▶ Your task
From the first line of the listing below, retype each line up to and including the one with "8000, 9000, 10000];"; pictures stay out.

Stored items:
_ _ _

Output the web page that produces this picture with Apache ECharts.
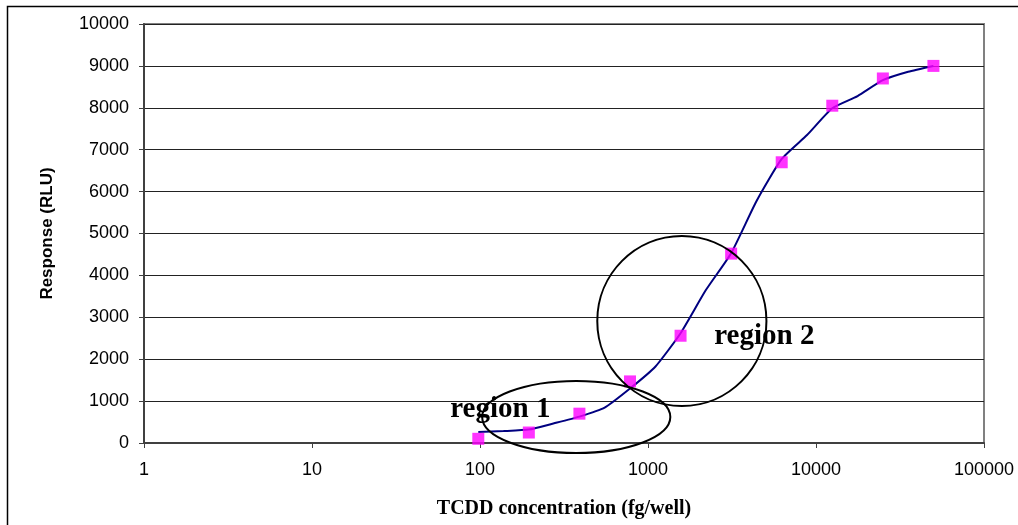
<!DOCTYPE html>
<html>
<head>
<meta charset="utf-8">
<script src="https://cdn.jsdelivr.net/npm/echarts@6/dist/echarts.min.js"></script>
<style>
html,body{margin:0;padding:0;background:#fff;}
#chart{width:1018px;height:525px;}
</style>
</head>
<body>
<div id="chart"></div>
<script>
// Measured data (TCDD concentration in fg/well, response in RLU)
const concentrations = [97.7, 195.3, 390.6, 781.3, 1562.5, 3125, 6250, 12500, 25000, 50000];
const responses = [100, 250, 700, 1470, 2560, 4520, 6700, 8050, 8700, 9000];

// Fitted curve
const fitX = [97.7, 138, 195.3, 276, 390.6, 552, 781.3, 1105, 1562.5, 2210, 3125, 4420, 6250, 8840, 12500, 17680, 25000, 35360, 50000];
const fitY = [262, 285, 320, 470, 630, 845, 1300, 1820, 2620, 3650, 4530, 5770, 6780, 7350, 7990, 8280, 8660, 8860, 9000];

const xTicks = [1, 10, 100, 1000, 10000, 100000];
const yTicks = [0, 1000, 2000, 3000, 4000, 5000, 6000, 7000, 8000, 9000, 10000];

// Annotations (data coordinates)
const regionLabels = ['region 1', 'region 2'];
const regionLabelPos = [[66.5, 790], [2480, 2530]];
const regionEllipseX = [[103, 1358], [499, 5070]];   // left, right
const regionEllipseY = [[1480, -240], [4940, 883]];  // top, bottom

const chart = echarts.init(document.getElementById('chart'), null, {renderer: 'canvas'});

const option = {
  animation: false,
  backgroundColor: '#fff',
  grid: {left: 144, right: 34, top: 24, bottom: 82, containLabel: false,
         show: true, borderColor: '#808080', borderWidth: 2, backgroundColor: 'transparent'},
  xAxis: {
    type: 'log', logBase: 10, min: xTicks[0], max: xTicks[xTicks.length - 1],
    name: 'TCDD concentration (fg/well)', nameLocation: 'middle', nameGap: 56,
    nameTextStyle: {fontFamily: 'Liberation Serif', fontWeight: 'bold', fontSize: 20, color: '#000'},
    axisLine: {show: true, onZero: false, lineStyle: {color: '#404040', width: 2}},
    axisTick: {show: true, length: 5, lineStyle: {color: '#404040', width: 1}},
    minorTick: {show: false},
    splitLine: {show: false},
    axisLabel: {fontFamily: 'Liberation Sans', fontSize: 18, color: '#000', margin: 18,
                formatter: v => String(Math.round(v))}
  },
  yAxis: {
    type: 'value', min: yTicks[0], max: yTicks[yTicks.length - 1], interval: 1000,
    name: 'Response (RLU)', nameLocation: 'middle', nameGap: 88, nameRotate: 90,
    nameTextStyle: {fontFamily: 'Liberation Sans', fontWeight: 'bold', fontSize: 17, color: '#000'},
    axisLine: {show: true, lineStyle: {color: '#404040', width: 2}},
    axisTick: {show: true, length: 5, inside: false, lineStyle: {color: '#404040', width: 1}},
    splitLine: {show: true, lineStyle: {color: '#222', width: 1}},
    axisLabel: {fontFamily: 'Liberation Sans', fontSize: 18, color: '#000', margin: 15,
                formatter: v => String(v)}
  },
  series: [
    {
      type: 'line', name: 'fit',
      data: fitX.map((x, i) => [x, fitY[i]]),
      smooth: 0.18, showSymbol: false, symbol: 'none',
      lineStyle: {color: '#000080', width: 2}, z: 2
    },
    {
      type: 'scatter', name: 'data',
      data: concentrations.map((x, i) => [x, responses[i]]),
      symbol: 'rect', symbolSize: 12,
      itemStyle: {color: '#ff00ff'}, z: 3
    }
  ]
};
chart.setOption(option);

function drawAnnotations() {
  const els = [];
  // outer frame
  els.push({type: 'rect', shape: {x: 7.5, y: 6.5, width: 1100, height: 600},
            style: {fill: null, stroke: '#000', lineWidth: 1.5}, silent: true, z: 0});
  for (let i = 0; i < regionLabels.length; i++) {
    const pl = chart.convertToPixel({gridIndex: 0}, [regionEllipseX[i][0], regionEllipseY[i][0]]);
    const pr = chart.convertToPixel({gridIndex: 0}, [regionEllipseX[i][1], regionEllipseY[i][1]]);
    const cx = (pl[0] + pr[0]) / 2, cy = (pl[1] + pr[1]) / 2;
    const rx = Math.abs(pr[0] - pl[0]) / 2, ry = Math.abs(pr[1] - pl[1]) / 2;
    els.push({type: 'ellipse', shape: {cx: cx, cy: cy, rx: rx, ry: ry},
              style: {fill: null, stroke: '#000', lineWidth: 2}, silent: true, z: 10});
    const tp = chart.convertToPixel({gridIndex: 0}, regionLabelPos[i]);
    els.push({type: 'text', x: tp[0], y: tp[1],
              style: {text: regionLabels[i], fill: '#000', font: 'bold 29px "Liberation Serif"',
                      textAlign: 'left', textVerticalAlign: 'middle'}, silent: true, z: 11});
  }
  chart.setOption({graphic: {elements: els}});
}
drawAnnotations();
</script>
</body>
</html>
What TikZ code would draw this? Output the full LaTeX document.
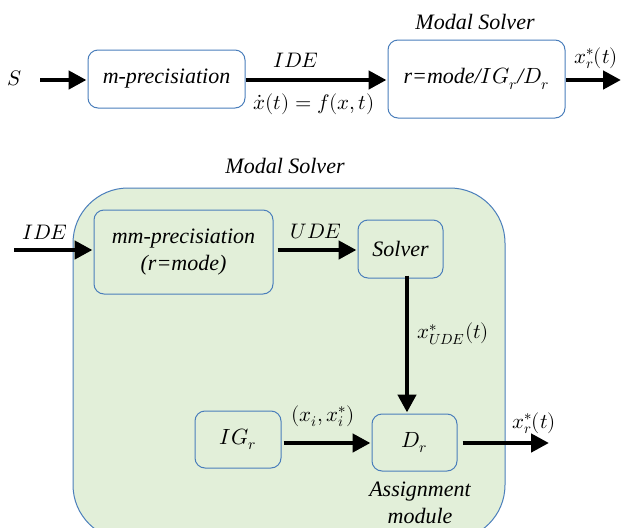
\documentclass[tikz,border=0pt]{standalone}
\usepackage{fontspec}
\usepackage{unicode-math}
\setmainfont{Liberation Serif}[ItalicFont={Liberation Serif Italic}]
\setmathfont{Latin Modern Math}
\usetikzlibrary{arrows.meta}
\definecolor{edgeblue}{HTML}{4A7EBB}
\definecolor{panelgreen}{HTML}{E2EFD9}
\tikzset{
  block/.style={draw=edgeblue, line width=1pt, rounded corners=10pt},
  flow/.style={line width=4.5pt, -{Triangle[length=18pt,width=18pt]}, shorten >=1pt},
  lbl/.style={inner sep=0pt, font=\fontsize{21}{25}\selectfont},
  boxtext/.style={font=\fontsize{22}{27}\selectfont\itshape, align=center},
  heading/.style={inner sep=0pt, font=\fontsize{22}{27}\selectfont\itshape}
}
\begin{document}
\begin{tikzpicture}[x=1pt,y=-1pt]
\useasboundingbox (0,0) rectangle (625,528);
\begin{scope}
\clip (0,0) rectangle (625,528);
% outer panel of the modal solver
\draw[draw=edgeblue, line width=1pt, fill=panelgreen, rounded corners=55pt]
  (73,188) rectangle (505,540);
\end{scope}

% ---- top row ----
\node[lbl] (S) at (15,78) {$S$};
\node[block, minimum width=157pt, minimum height=58pt, boxtext] (mp) at (166.5,79) {m-precisiation};
\node[block, minimum width=177pt, minimum height=78pt, boxtext] (ms) at (476.5,79) {r=mode/$IG_r$/$D_r$};
\node[heading] (mst) at (475,22) {Modal Solver};
\coordinate (out1) at (622,80);
\draw[flow] ([xshift=18pt]S.east |- 0,80) coordinate (sin) -- (mp.west |- 0,80);
\draw[flow] (mp.east |- 0,80) -- (ms.west |- 0,80);
\draw[flow] (ms.east |- 0,80) -- (out1);
\node[lbl] (ide1) at (296,60) {$IDE$};
\node[lbl] (fx) at (314,104) {$\dot{x}(t)=f(x,t)$};
\node[lbl] (xr1) at (596,58) {$x_r^{*}(t)$};

% ---- lower panel ----
\node[heading] (mst2) at (285,166) {Modal Solver};
\node[block, minimum width=179pt, minimum height=84pt, boxtext] (mmp) at (183.5,252) {mm-precisiation\\(r=mode)};
\node[block, minimum width=85pt, minimum height=58pt, boxtext] (sol) at (400.5,249) {Solver};
\node[block, minimum width=86pt, minimum height=57pt, boxtext] (ig) at (238,439.5) {$IG_r$};
\node[block, minimum width=85pt, minimum height=57pt, boxtext] (dr) at (414.5,442.5) {$D_r$};
\coordinate (in2) at (14,250);
\coordinate (out2) at (550,443);
\draw[flow] (in2) -- (mmp.west |- 0,250);
\draw[flow] ([xshift=4pt]mmp.east |- 0,250) -- (sol.west |- 0,250);
\draw[flow] ([yshift=3pt]sol.south -| 407,0) -- (dr.north -| 407,0);
\draw[flow] ([xshift=2pt]ig.east |- 0,443) -- (dr.west |- 0,443);
\draw[flow] ([xshift=5pt]dr.east |- 0,443) -- (out2);
\node[lbl] (ide2) at (45,232) {$IDE$};
\node[lbl] (ude) at (316,232) {$UDE$};
\node[lbl] (xude) at (453,334) {$x_{UDE}^{*}(t)$};
\node[lbl] (xi) at (323,416) {$(x_i,x_i^{*})$};
\node[lbl] (xr2) at (534,423) {$x_r^{*}(t)$};
\node[boxtext, inner sep=0pt] (am) at (420,503) {Assignment\\module};
\end{tikzpicture}
\end{document}
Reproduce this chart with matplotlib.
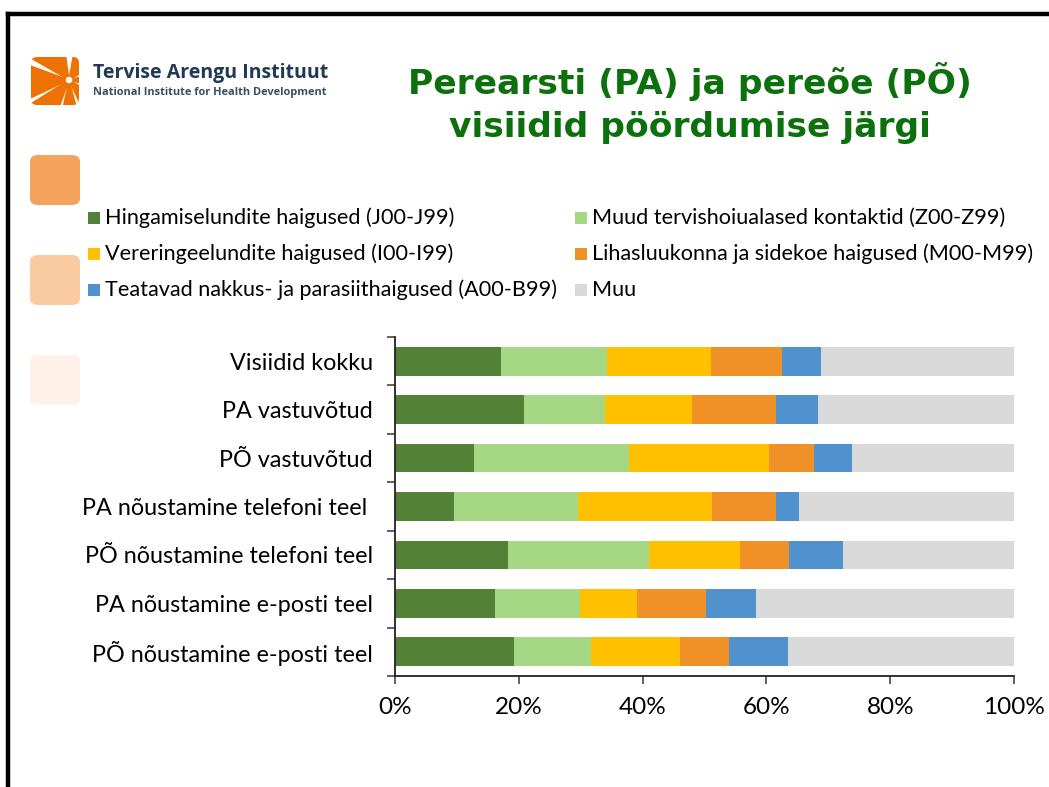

_ _ _

▶ Answer to this problem
Output the web page that produces this picture with Apache ECharts.
<!DOCTYPE html>
<html>
<head>
<meta charset="utf-8">
<script src="https://cdn.jsdelivr.net/npm/echarts@6/dist/echarts.min.js"></script>
<style>
html,body{margin:0;padding:0;background:#fff;}
#chart{width:1018px;height:525px;}
</style>
</head>
<body>
<div id="chart"></div>
<script>
// Measured data (TCDD concentration in fg/well, response in RLU)
const concentrations = [97.7, 195.3, 390.6, 781.3, 1562.5, 3125, 6250, 12500, 25000, 50000];
const responses = [100, 250, 700, 1470, 2560, 4520, 6700, 8050, 8700, 9000];

// Fitted curve
const fitX = [97.7, 138, 195.3, 276, 390.6, 552, 781.3, 1105, 1562.5, 2210, 3125, 4420, 6250, 8840, 12500, 17680, 25000, 35360, 50000];
const fitY = [262, 285, 320, 470, 630, 845, 1300, 1820, 2620, 3650, 4530, 5770, 6780, 7350, 7990, 8280, 8660, 8860, 9000];

const xTicks = [1, 10, 100, 1000, 10000, 100000];
const yTicks = [0, 1000, 2000, 3000, 4000, 5000, 6000, 7000, 8000, 9000, 10000];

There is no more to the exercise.